Амелия улыбнулась и попыталась глубоко вдохнуть, но закашлялась.

– Подай воды, пожалуйста.

Франц подошел к столу с графином и наполнил стакан. Повернувшись, он встретился взглядом с матерью.

Она всегда была для него идеалом женщины. Такие яркие золотистые волосы, лёгкая, спокойная походка и самый задорный на свете смех. Но самое главное – искра в глазах. В них всегда был огонёк, который как будто говорил: «Я знаю секрет, хочешь, поделюсь с тобой?». Сейчас от той женщины мало чего осталось. Когда пришла болезнь, Амелия с каждым днём становилась всё бледнее, очень похудела. Вместо прекрасных волос – обычная косынка, заострились скулы и подбородок, улыбка всё реже стала появляться на её лице. Руки выглядели тонкими и хрупкими. Последнюю неделю ей тяжело даже открывать глаза, но, когда она находит в себе силы поднять веки и взглянуть на сына, в стеклянных, угасающих глазах всё ещё искрится тот огонёк, и кажется, что он никогда не погаснет.

– Держи, – Франц вложил в руку матери стакан с водой, – давай помогу приподняться.

– Merci, mon cher.1

Сделав пару глотков, Амелия отдала стакан сыну и указала на оставшийся лежать на кресле её дневник с записями.

– Милый, я снова хочу вернуться туда и вдохнуть воздух гор Руахине, побродить по лесам и искупаться в прохладной речке. Вот сейчас вылечусь, и мы вместе поедем, хорошо?

Франц повернулся к окну, чтобы мать не видела, как на глаза навернулись слёзы. Гнетущая осенняя погода только всё усугубляла.

– Да, конечно, мама, я пойду собирать чемоданы.

Амелия издала сдавленный смешок и спустилась ниже, чтобы снова лечь.

– Хорошо, да, хорошо, я пока отдохну, нечего тебе тут сидеть, иди, прогуляйся.

Франц не стал спорить и кивнул, поцеловал мать в лоб и вышел из комнаты, прикрыв дверь. Он опёрся о стену, и начал глубоко дышать, пытаясь успокоить быстро бьющееся сердце. «Я верю, что всё будет хорошо».

Внизу зазвонил телефон. Франц неторопливо спустился и нехотя поднял трубку.

– Да?

– Привет, француз! Это Эмма. Мы с ребятами вечером собираемся отпраздновать наш выпуск. Ты пойдёшь? Все тебя ждут.

Эмма часто коверкала имя парня, чем изрядно выводила его из себя. Мало кто знал, что его мать француженка и что он неплохо говорит по-французски, поэтому со стороны казалось, что подруга просто дразнит его.

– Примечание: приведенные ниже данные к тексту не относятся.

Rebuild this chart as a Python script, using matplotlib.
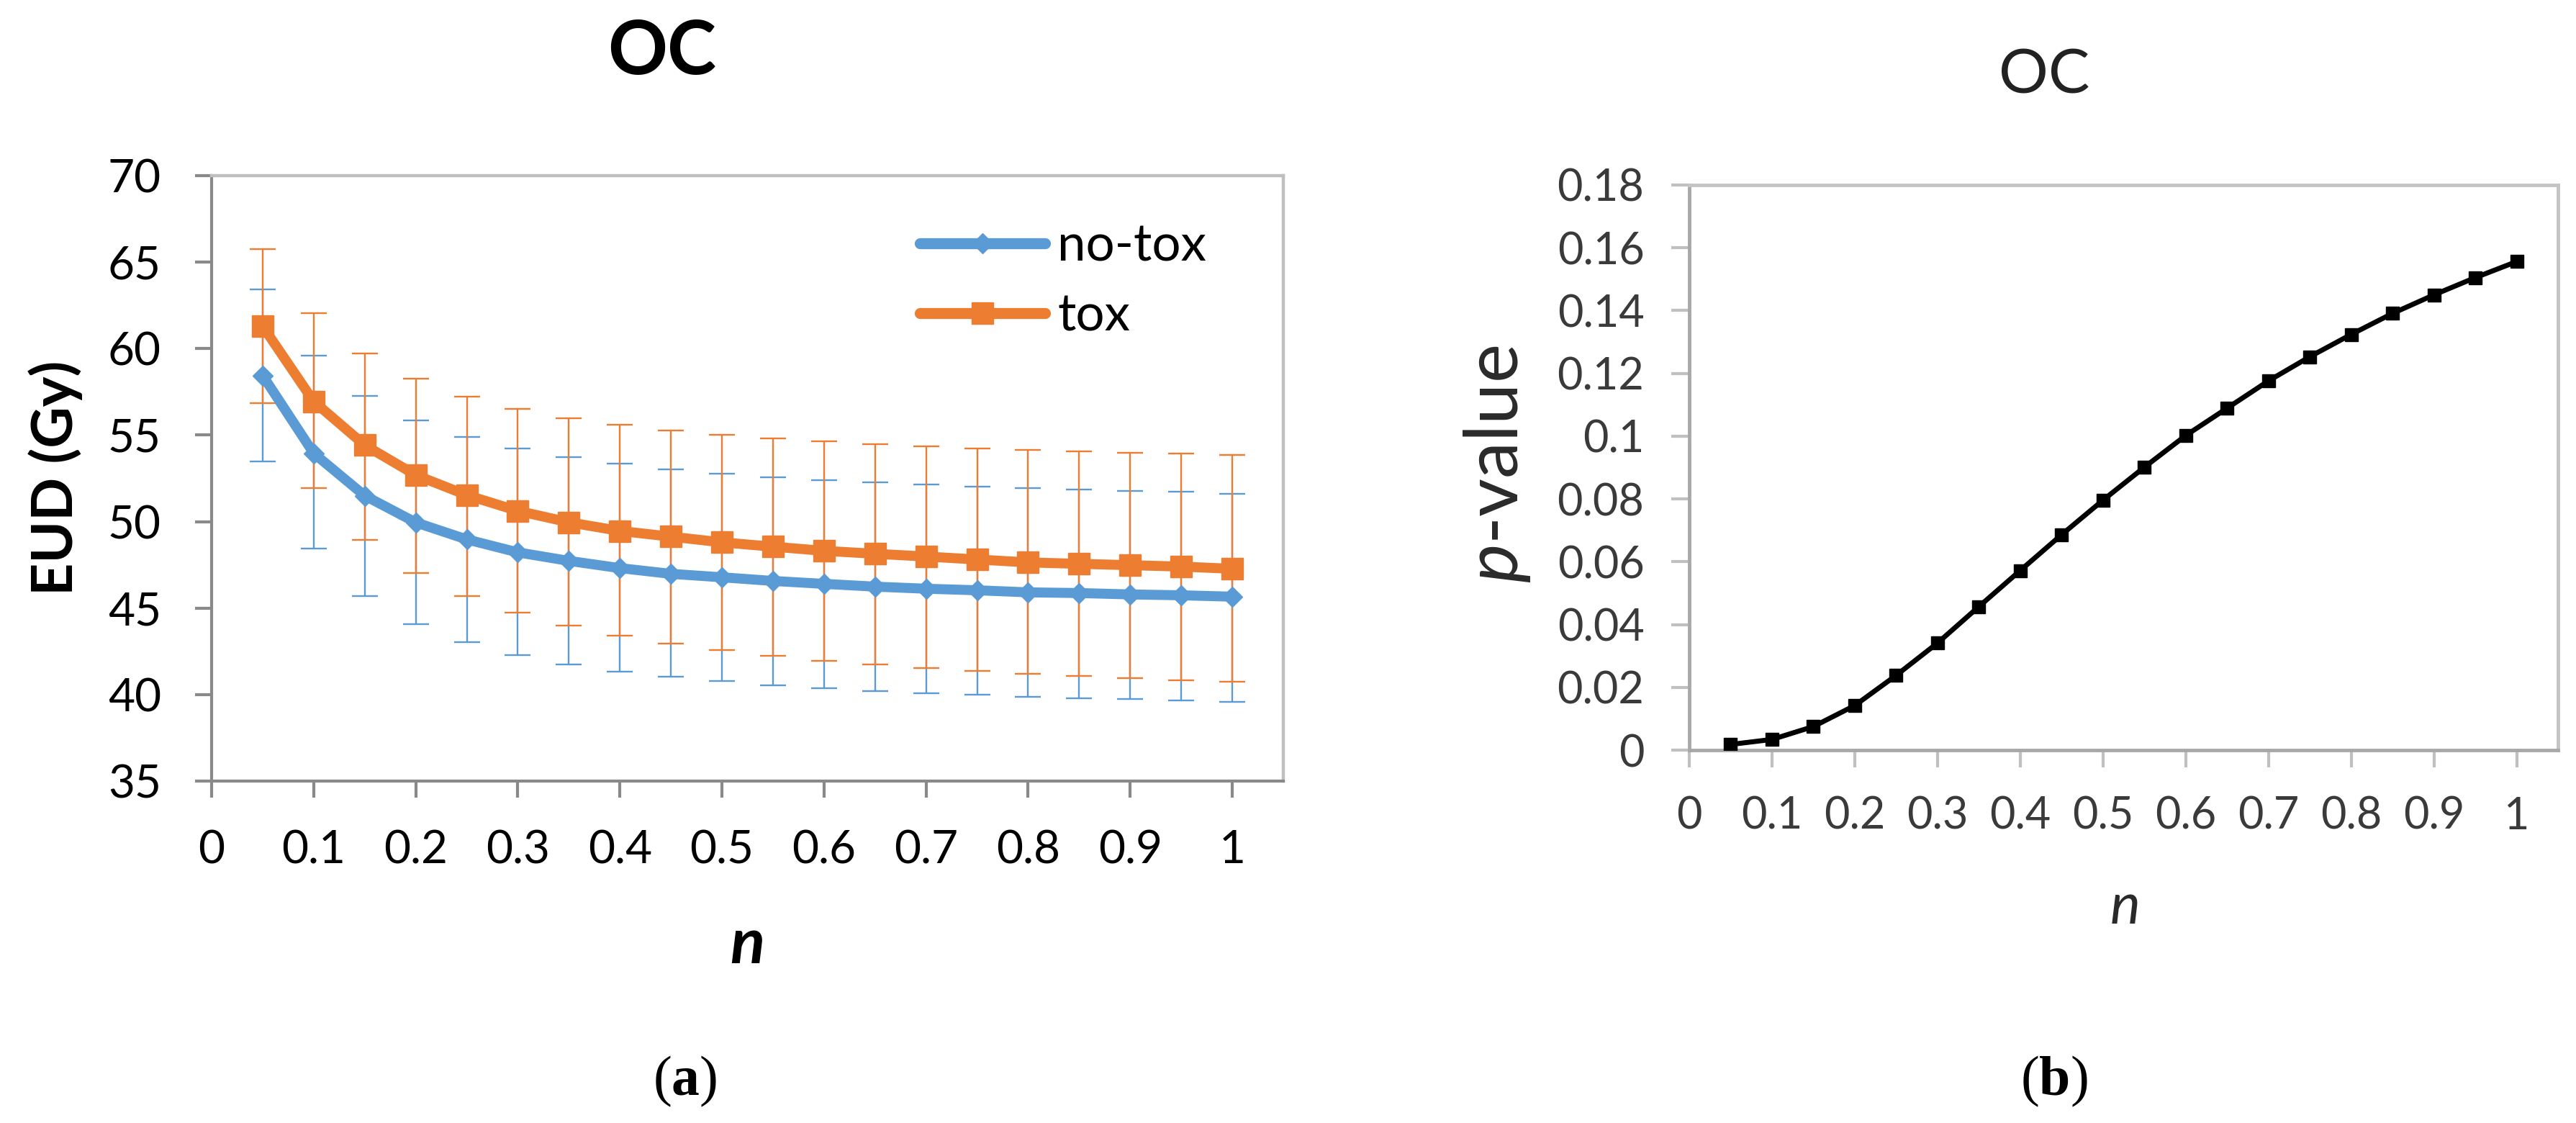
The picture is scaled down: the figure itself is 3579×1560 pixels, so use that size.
import matplotlib
matplotlib.use("Agg")
import matplotlib.pyplot as plt
import numpy as np

plt.rcParams['font.family'] = ['Lato', 'DejaVu Sans']
plt.rcParams['mathtext.fontset'] = 'custom'
plt.rcParams['mathtext.rm'] = 'Liberation Serif'
plt.rcParams['mathtext.bf'] = 'Liberation Serif:bold'
plt.rcParams['mathtext.it'] = 'Lato:italic'

# ---------------- data ----------------
n_values = [0.05, 0.10, 0.15, 0.20, 0.25, 0.30, 0.35, 0.40, 0.45, 0.50,
            0.55, 0.60, 0.65, 0.70, 0.75, 0.80, 0.85, 0.90, 0.95, 1.00]

notox_mean = [58.45, 53.95, 51.5, 49.95, 48.97, 48.22, 47.73, 47.31, 46.98, 46.78,
              46.57, 46.40, 46.24, 46.12, 46.03, 45.91, 45.87, 45.79, 45.74, 45.66]
notox_upper = [63.42, 59.58, 57.27, 55.87, 54.88, 54.21, 53.72, 53.35, 53.02, 52.77,
               52.56, 52.40, 52.27, 52.15, 52.02, 51.94, 51.86, 51.78, 51.74, 51.61]
notox_lower = [53.46, 48.43, 45.70, 44.09, 43.02, 42.27, 41.74, 41.32, 41.03, 40.79,
               40.54, 40.37, 40.21, 40.08, 40.00, 39.88, 39.79, 39.75, 39.67, 39.59]

tox_mean = [61.30, 56.95, 54.42, 52.69, 51.53, 50.62, 49.96, 49.46, 49.13, 48.80,
            48.55, 48.31, 48.14, 47.98, 47.81, 47.64, 47.56, 47.48, 47.40, 47.27]
tox_upper = [65.75, 62.05, 59.71, 58.26, 57.23, 56.53, 55.99, 55.58, 55.25, 55.00,
             54.79, 54.63, 54.46, 54.34, 54.21, 54.13, 54.05, 53.97, 53.93, 53.84]
tox_lower = [56.85, 51.92, 48.93, 47.02, 45.70, 44.75, 44.01, 43.39, 42.93, 42.56,
             42.23, 41.94, 41.74, 41.53, 41.36, 41.20, 41.07, 40.95, 40.83, 40.74]

p_values = [0.0018, 0.0034, 0.0075, 0.0142, 0.0238, 0.0341, 0.0457, 0.0572, 0.0686, 0.0796,
            0.0901, 0.1002, 0.1089, 0.1176, 0.1253, 0.1324, 0.1391, 0.1450, 0.1505, 0.1556]

x_ticks = [0, 0.1, 0.2, 0.3, 0.4, 0.5, 0.6, 0.7, 0.8, 0.9, 1.0]
x_ticklabels = ["0", "0.1", "0.2", "0.3", "0.4", "0.5", "0.6", "0.7", "0.8", "0.9", "1"]
eud_ticks = [35, 40, 45, 50, 55, 60, 65, 70]
eud_ticklabels = ["35", "40", "45", "50", "55", "60", "65", "70"]
p_ticks = [0, 0.02, 0.04, 0.06, 0.08, 0.10, 0.12, 0.14, 0.16, 0.18]
p_ticklabels = ["0", "0.02", "0.04", "0.06", "0.08", "0.1", "0.12", "0.14", "0.16", "0.18"]

series_labels = ["no-tox", "tox"]
title_text = "OC"

BLUE = "#5B9BD5"
ORANGE = "#ED7D31"

W, H = 3580, 1560
fig = plt.figure(figsize=(W / 100, H / 100), dpi=100)

# ---------------- panel (a) ----------------
ax1 = fig.add_axes([294 / W, 1 - 1085 / H, (1783 - 294) / W, 841 / H])
x = np.array(n_values)

def err(mean, upper, lower):
    m = np.array(mean)
    return np.vstack([m - np.array(lower), np.array(upper) - m])

ax1.errorbar(x, notox_mean, yerr=err(notox_mean, notox_upper, notox_lower), fmt='none',
             ecolor=BLUE, elinewidth=1.7, capsize=13, capthick=1.7, zorder=2)
ax1.errorbar(x, tox_mean, yerr=err(tox_mean, tox_upper, tox_lower), fmt='none',
             ecolor=ORANGE, elinewidth=1.7, capsize=13, capthick=1.7, zorder=2)
ax1.plot(x, notox_mean, color=BLUE, lw=10, marker='D', markersize=14,
         solid_capstyle='round', label=series_labels[0], zorder=3)
ax1.plot(x, tox_mean, color=ORANGE, lw=10, marker='s', markersize=21,
         solid_capstyle='round', label=series_labels[1], zorder=4)

ax1.set_xlim(0, 1.05)
ax1.set_ylim(35, 70)
ax1.set_xticks(x_ticks)
ax1.set_xticklabels(x_ticklabels)
ax1.set_yticks(eud_ticks)
ax1.set_yticklabels(eud_ticklabels)
for s in ['left', 'bottom']:
    ax1.spines[s].set_color('#898989')
    ax1.spines[s].set_linewidth(3)
for s in ['top', 'right']:
    ax1.spines[s].set_color('#BFBFBF')
    ax1.spines[s].set_linewidth(3.2)
ax1.tick_params(axis='y', direction='out', length=16.5, width=3, color='#898989',
                pad=34, labelsize=46, labelcolor='black')
ax1.tick_params(axis='x', direction='out', length=16.5, width=3, color='#898989',
                pad=32, labelsize=46, labelcolor='black')

leg = ax1.legend(loc='upper left', bbox_to_anchor=(0.661, 0.922), frameon=False,
                 fontsize=51, handlelength=2.45, handletextpad=0.25, labelspacing=0.45,
                 borderpad=0, borderaxespad=0)
for line in leg.get_lines():
    line.set_linewidth(11)

fig.text(920 / W, 1 - 73 / H, title_text, fontsize=74, fontweight='bold',
         ha='center', va='center')
fig.text(77 / W, 1 - 664 / H, "EUD (Gy)", fontsize=57, fontweight='bold',
         rotation=90, ha='center', va='center')
fig.text(1038 / W, 1 - 1338 / H, "n", fontsize=64, fontweight='bold', style='italic',
         ha='center', va='baseline')
fig.text(952 / W, 1 - 1502 / H, r'$\mathrm{(}\mathbf{a}\mathrm{)}$', fontsize=56,
         ha='center', va='center')

# ---------------- panel (b) ----------------
ax2 = fig.add_axes([2347 / W, 1 - 1042 / H, (3554 - 2347) / W, 785 / H])
ax2.plot(x, p_values, color='black', lw=5, marker='s', markersize=13.5, zorder=3)
ax2.set_xlim(0, 1.05)
ax2.set_ylim(0, 0.18)
ax2.set_xticks(x_ticks)
ax2.set_xticklabels(x_ticklabels)
ax2.set_yticks(p_ticks)
ax2.set_yticklabels(p_ticklabels)
for s in ['left', 'bottom']:
    ax2.spines[s].set_color('#A8A8A8')
    ax2.spines[s].set_linewidth(3.5)
for s in ['top', 'right']:
    ax2.spines[s].set_color('#C4C4C4')
    ax2.spines[s].set_linewidth(3.5)
ax2.tick_params(axis='y', direction='out', length=18, width=3, color='#C0C0C0',
                pad=27, labelsize=44, labelcolor='#3a3a3a')
ax2.tick_params(axis='x', direction='out', length=17, width=3, color='#C0C0C0',
                pad=29, labelsize=44, labelcolor='#3a3a3a')

fig.text(2840 / W, 1 - 105 / H, title_text, fontsize=62, ha='center', va='center',
         color='#222222')
fig.text(2080 / W, 1 - 645 / H, r'$\mathit{p}$-value', fontsize=74, rotation=90,
         ha='center', va='center', color='#2a2a2a')
fig.text(2953 / W, 1 - 1283 / H, "n", fontsize=57, style='italic', ha='center',
         va='baseline', color='#2a2a2a')
fig.text(2854 / W, 1 - 1502 / H, r'$\mathrm{(}\mathbf{b}\mathrm{)}$', fontsize=56,
         ha='center', va='center')

fig.savefig("out.png", dpi=100)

Обучение наконец закончилось. Эмма и ещё несколько человек из группы готовились к выпускному почти полгода. Юридический факультет Мангеймского университета является отличным началом при вступлении во взрослую жизнь. Всем выпускникам прочат самое блестящее будущее. Отец, в коем то веке, казался довольным. Однако, Франц даже при не самой маленькой нагрузке находил время для того, что ему действительно было важно. Профессор факультета гуманитарных наук, Майер, на протяжении всей учёбы видел стремление парня развиваться и хвалил его за то, что всё своё свободное время он занимается действительно важным для себя делом. Возвращаясь в те дни, Франц припоминал, что часто не было возможности даже нормально поесть, и он заметно исхудал. Эмма то и дело приносила парню в библиотеку что-нибудь перекусить и сидела с ним, пока Франц читал свои книги по истории и в сотый раз пытался отыскать что-то в работах Гюстава Лебона.

– Нет. Много дел.

– Может мне приехать?

– Всё хорошо, Эмма. Отмечайте без меня, потом расскажешь, как всё прошло.

– Эх, ладно. Увидимся позже.

Он положил телефон на стол и закрыл глаза. Подступающий к горлу ком и сухость во рту натолкнули на мысль, что нужно выпить.

У отца в кабинете отличный бар, и Франц сделал несколько шагов вперёд. В широкую черную дверь не было никакого желания входить, но выпить тянуло сильнее. Он тихо зашел в кабинет и направился к бару. Раритетный платяной шкаф семнадцатого века так часто открывался, что дверцы даже не скрипели. Парень присел и открыл нижние створки.